Influenced equally by Mad magazine, the National Enquirer, and the muckraking investigative journalist I. F. Stone, Gleason has passionately ridiculed the ridiculous and promoted the unsung for two decades.
A typical Gleason exposé involves calling a spade a spade. An anarchist to the bone, Gleason was quick to pick up on the, umm, dissonance between the anarchic ethos of street artist Banksy and his blue-chip career. “I can smell a poser,” Gleason explains. “If I can’t do anything else, the art world needs that.” “Nothing About Banksy In This Issue!” a 2003 Coagula cover proclaimed.
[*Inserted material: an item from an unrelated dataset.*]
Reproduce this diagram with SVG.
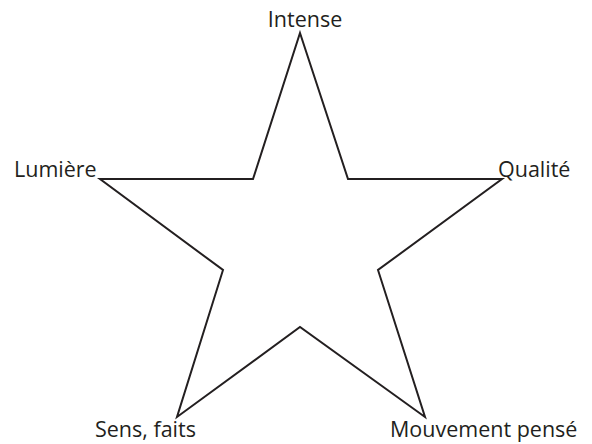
<svg xmlns="http://www.w3.org/2000/svg" width="592" height="444" viewBox="0 0 592 444">
<style>
.lbl{font-family:"Open Sans","Liberation Sans",sans-serif;font-size:21.5px;fill:#231f20}
.star{fill:none;stroke:#231f20;stroke-width:2;stroke-linejoin:miter}
</style>
<rect width="592" height="444" fill="#fff"/>
<g id="star">
<polygon class="star" points="300,33 348,179 502,179 378,270 425,417 300,327 177,417 223,270 100,179 253,179"/>
</g>
<g id="labels">
<text class="lbl" x="305" y="27" text-anchor="middle">Intense</text>
<text class="lbl" x="14" y="177">Lumière</text>
<text class="lbl" x="498" y="177">Qualité</text>
<text class="lbl" x="95" y="437">Sens, faits</text>
<text class="lbl" x="390" y="437">Mouvement pensé</text>
</g>
</svg>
Instead, Gleason assembled a group of one hundred under-recognized artists and photographed them en masse, holding up signs with their names. “The point is,” he once told Tom Patchett, “there are people in power, and there are people who aren’t in power who are going to try to point out why the people in power are wrong. And I’m not in either camp. The goal of Coagula is not to destroy the academy to become the next academy.”
Targeting curators, gallerists, and overrated artists alike, Gleason’s prose is scabrous, excessive, and pointedly eloquent. He never backs off from voicing opinions that others consider best left unsaid. His taste is eclectic. Coagula has consistently championed the work of Karen Finley, who for a while contributed a cartoon called “Karen Finley’s Funnies” and graced the magazine’s cover three times. But reviewing the MOCA retrospective of her close contemporary Barbara Kruger, Gleason observed that the artist “offers simplistic catch-phrases in lieu of activism. She comes from the decade that invented the sound bite, and it shows! Adding a very ’80s ‘post modern twist’ the catch-phrases are often just vague enough to apparently shock us!… Perhaps in fifty years, one of these will hang next to I Want My MTV in the Reagan Library.” Reviewing Most Art Sucks, Coagula’s 1998 anthology, David Bowie summed up the project: “Cruel, insensitive and thoroughly enjoyable!”
Thankfully, and perhaps in part due to Coagula’s intervention, the art world in Los Angeles has become more pluralistic. In 2009 Gleason changed the magazine’s format to online and print-on-demand, thus reaching a far wider audience. Twenty years after its founding, Coagula remains outrageous, engaging, and completely apt. Always the contrarian, in a recent issue Gleason embraces his old bête noire, megagallerist Jeffrey Deitch, upon his appointment as chief MOCA curator. “They’ve been whores for years, why not bring in a top pimp to get that brothel rockin’?”